Analytics becomes more reliable when event names are designed before reports are built, not cleaned up after confusion appears.
Why event naming matters for AEO and GEO
Event naming conventions also support answer-ready content because the topic is built around definitions, standards, examples, and reusable rules.
People search for questions like:
- How should I name GA4 events?
- What is a good event naming convention?
- How do I avoid duplicate analytics events?
- What is the difference between events and UTMs?
- How should conversion events be documented?
A strong page should answer those questions directly.
That is why clear structures such as object_action_context, event definition templates, examples, and mistakes are useful. They make the page easier for humans to apply and easier for AI systems to summarize accurately.
The goal is not to write for machines instead of people. The goal is to make the operational answer clear enough to be retrieved, cited, and reused.
Event naming is a small fix with channel-wide impact
Event naming conventions are quiet work. They do not look like a campaign launch, a new website, or a redesigned dashboard.
But they improve every channel that depends on measurement.
Clean event names make analytics easier to trust. They make QA faster. They make dashboards clearer. They help PPC teams choose better conversion signals. They help CRM and automation workflows trigger from cleaner behavior. They help leadership understand what the numbers actually mean.

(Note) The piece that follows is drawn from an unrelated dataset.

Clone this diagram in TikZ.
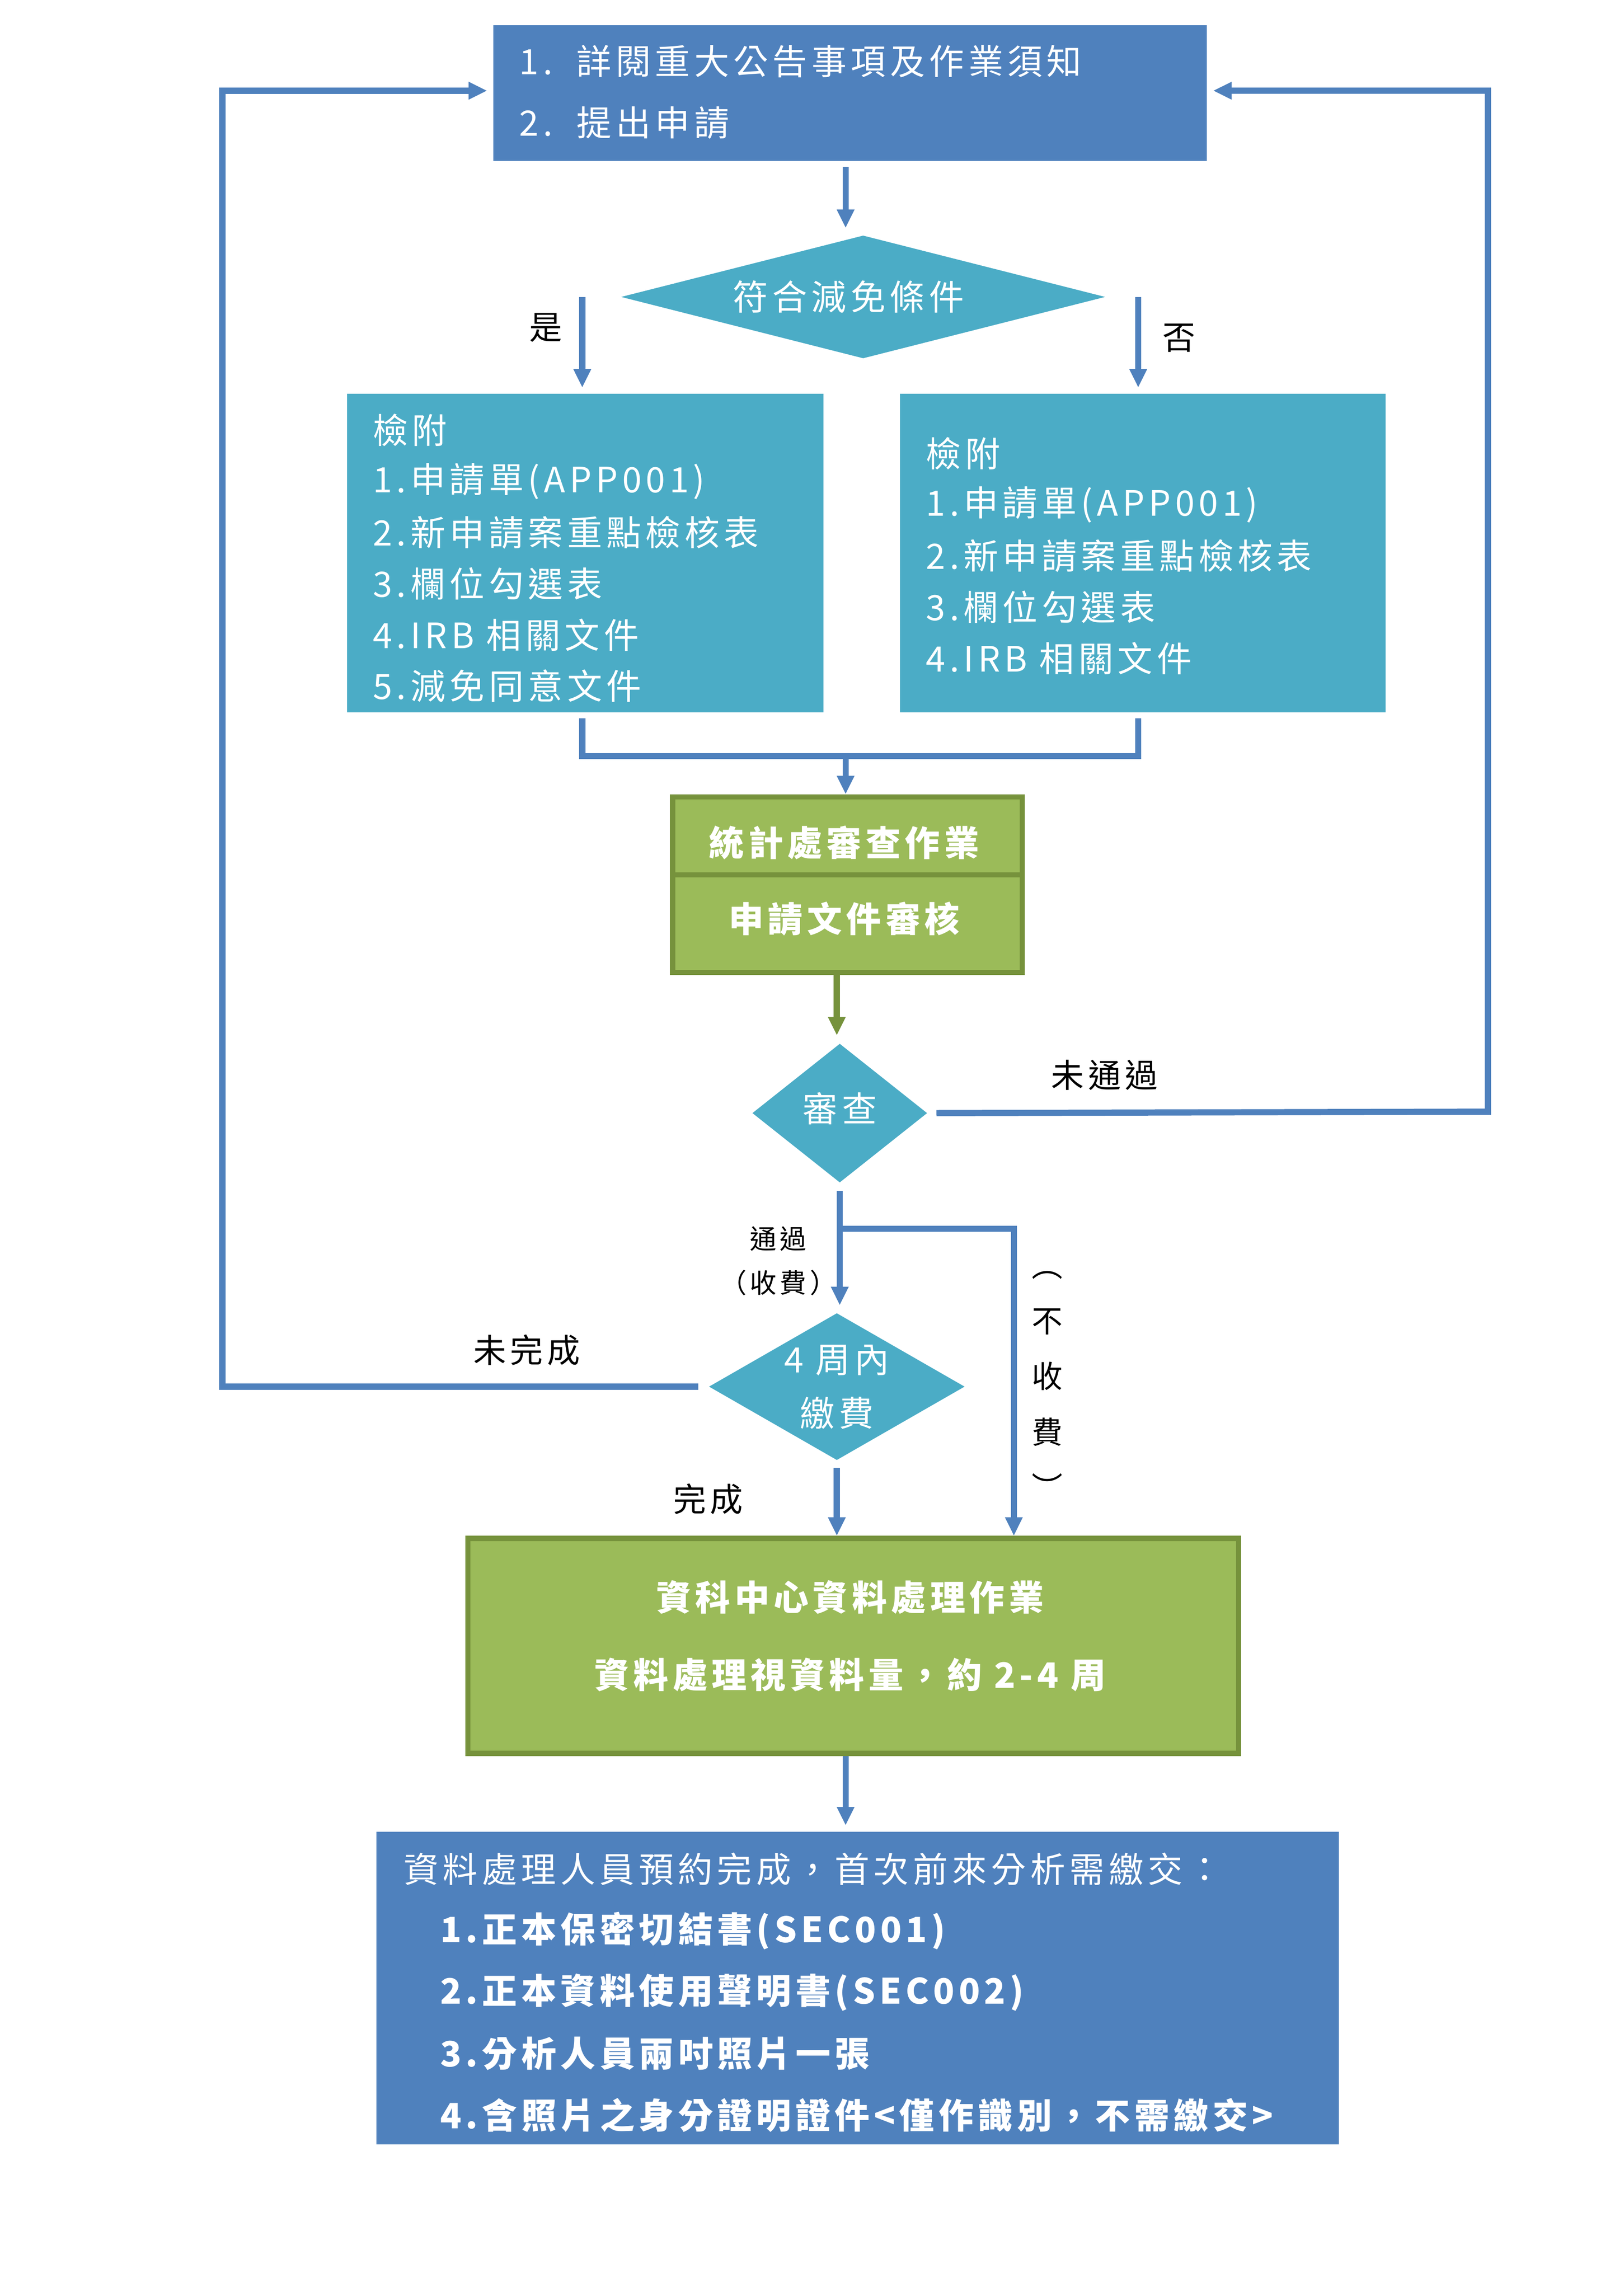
\documentclass[tikz,border=0pt]{standalone}
\usepackage{fontspec}
\setmainfont{Noto Sans CJK TC}[LetterSpace=12]
\usetikzlibrary{shapes.geometric,arrows.meta}
\definecolor{BoxBlue}{RGB}{79,129,189}
\definecolor{BoxTeal}{RGB}{75,172,198}
\definecolor{BoxGreen}{RGB}{155,187,89}
\definecolor{EdgeGreen}{RGB}{118,146,60}
\tikzset{
  box/.style={draw=white,line width=3pt,fill=#1,text=white,align=left,anchor=north west,inner sep=0pt},
  gbox/.style={draw=EdgeGreen,line width=2.5pt,fill=BoxGreen,text=white,inner sep=0pt,anchor=north west},
  dia/.style={diamond,draw=white,line width=3pt,fill=BoxTeal,text=white,inner sep=0pt,aspect=#1},
  flow/.style={draw=BoxBlue,line width=3pt,-{Triangle[length=9pt,width=8pt]}},
  line/.style={draw=BoxBlue,line width=3pt},
  lab/.style={font=\fontsize{16}{20}\selectfont},
  txt/.style={text=white,anchor=west,font=\fontsize{17}{20}\selectfont},
}
\begin{document}
\begin{tikzpicture}[x=0.025cm,y=-0.025cm]
\useasboundingbox (0,0) rectangle (1110,1567);
% boxes
\node[box=BoxBlue,minimum width=492*0.025cm,minimum height=97*0.025cm] (apply) at (333,13) {};
\node[txt] at (350,42) {1.\ \ 詳閱重大公告事項及作業須知};
\node[txt] at (350,84) {2.\ \ 提出申請};
\node[dia=3.9,minimum width=350*0.025cm,minimum height=90*0.025cm] (cond) at (590,203) {};
\node[txt,anchor=center] at (580,203) {符合減免條件};
\node[box=BoxTeal,minimum width=330*0.025cm,minimum height=222*0.025cm] (yesbox) at (233,265) {};
\node[box=BoxTeal,minimum width=336*0.025cm,minimum height=222*0.025cm] (nobox) at (611,265) {};
\foreach \t [count=\i] in {檢附,1.申請單(APP001),2.新申請案重點檢核表,3.欄位勾選表,4.IRB 相關文件,5.減免同意文件}
  \node[txt] at (250,259+35*\i) {\t};
\foreach \t [count=\i] in {檢附,1.申請單(APP001),2.新申請案重點檢核表,3.欄位勾選表,4.IRB 相關文件}
  \node[txt] at (628,275+35*\i) {\t};
\node[gbox,minimum width=239*0.025cm,minimum height=120*0.025cm] (stat) at (458,543) {};
\draw[EdgeGreen,line width=2.5pt] (458,598) -- (697,598);
\node[txt,anchor=center,font=\fontsize{17}{20}\bfseries] at (577,576) {統計處審查作業};
\node[txt,anchor=center,font=\fontsize{17}{20}\bfseries] at (577,628) {申請文件審核};
\node[dia=1.25,minimum width=128*0.025cm,minimum height=102*0.025cm] (review) at (574,761) {};
\node[txt,anchor=center] at (574,758) {審查};
\node[dia=1.75,minimum width=185*0.025cm,minimum height=107*0.025cm] (pay) at (572,948) {};
\node[txt,anchor=center] at (572,930) {4 周內};
\node[txt,anchor=center] at (572,966) {繳費};
\node[gbox,minimum width=527*0.025cm,minimum height=147*0.025cm] (proc) at (318,1050) {};
\node[txt,anchor=center,font=\fontsize{17}{20}\bfseries] at (581,1092) {資科中心資料處理作業};
\node[txt,anchor=center,font=\fontsize{17}{20}\bfseries] at (581,1145) {資料處理視資料量，約 2-4 周};
\node[box=BoxBlue,minimum width=662*0.025cm,minimum height=218*0.025cm] (final) at (253,1248) {};
\node[txt] at (271,1278) {資料處理人員預約完成，首次前來分析需繳交：};
\foreach \t [count=\i] in {1.正本保密切結書(SEC001),2.正本資料使用聲明書(SEC002),3.分析人員兩吋照片一張,4.含照片之身分證明證件<僅作識別，不需繳交>}
  \node[txt,font=\fontsize{17}{20}\bfseries] at (296,1278+42*\i) {\t};
% connectors
\coordinate (m1) at (398,517); \coordinate (m2) at (778,517); \coordinate (m0) at (578,517);
\draw[flow] (apply.south -| 578,0) -- (cond.north -| 578,0);
\draw[flow] (398,203) -- (yesbox.north -| 398,0);
\draw[flow] (778,203) -- (nobox.north -| 778,0);
\draw[line] (yesbox.south -| 398,0) -- (m1) -- (m2) -- (nobox.south -| 778,0);
\draw[flow] (m0) -- (stat.north -| 578,0);
\draw[draw=EdgeGreen,line width=3pt,-{Triangle[length=9pt,width=8pt]}] (stat.south -| 572,0) -- (review.north -| 572,0);
\coordinate (r1) at (1017,760); \coordinate (r2) at (1017,62);
\draw[flow] (review.east) -- (r1) -- (r2) -- (apply.east |- r2);
\coordinate (b1) at (574,840); \coordinate (b2) at (693,840);
\draw[flow] (review.south) -- (pay.north -| 574,0);
\draw[flow] (b1) -- (b2) -- (proc.north -| 693,0);
\coordinate (l1) at (152,948); \coordinate (l2) at (152,62);
\draw[flow] (pay.west) -- (l1) -- (l2) -- (apply.west |- l2);
\draw[flow] (pay.south) -- (proc.north -| 572,0);
\draw[flow] (proc.south -| 578,0) -- (final.north -| 578,0);
% labels
\node[lab] at (373,224) {是};
\node[lab] at (806,231) {否};
\node[lab] at (755,735) {未通過};
\node[lab,font=\fontsize{13}{16}\selectfont] at (532,847) {通過};
\node[lab,font=\fontsize{13}{16}\selectfont] at (532,877) {（收費）};
\node[lab,align=center,font=\fontsize{15}{27}\selectfont] at (716,947) {︵\\不\\收\\費\\︶};
\node[lab] at (360,923) {未完成};
\node[lab] at (484,1025) {完成};
\end{tikzpicture}
\end{document}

The event name is not the whole measurement system, but it is one of the foundations.
For Veltiqo, this is exactly the kind of operational detail that separates disconnected marketing activity from a connected growth system. The website, analytics layer, ad account, CRM, automation workflows, and dashboards should not describe the same action in five different ways.
If your tracking, CRM, and reporting are working from inconsistent event logic, Veltiqo’s Automations Webhooks & CRM Systems and Pipeline System are built to help turn scattered activity into cleaner operational truth.
Better naming will not fix every attribution problem.
But it will make every serious fix easier.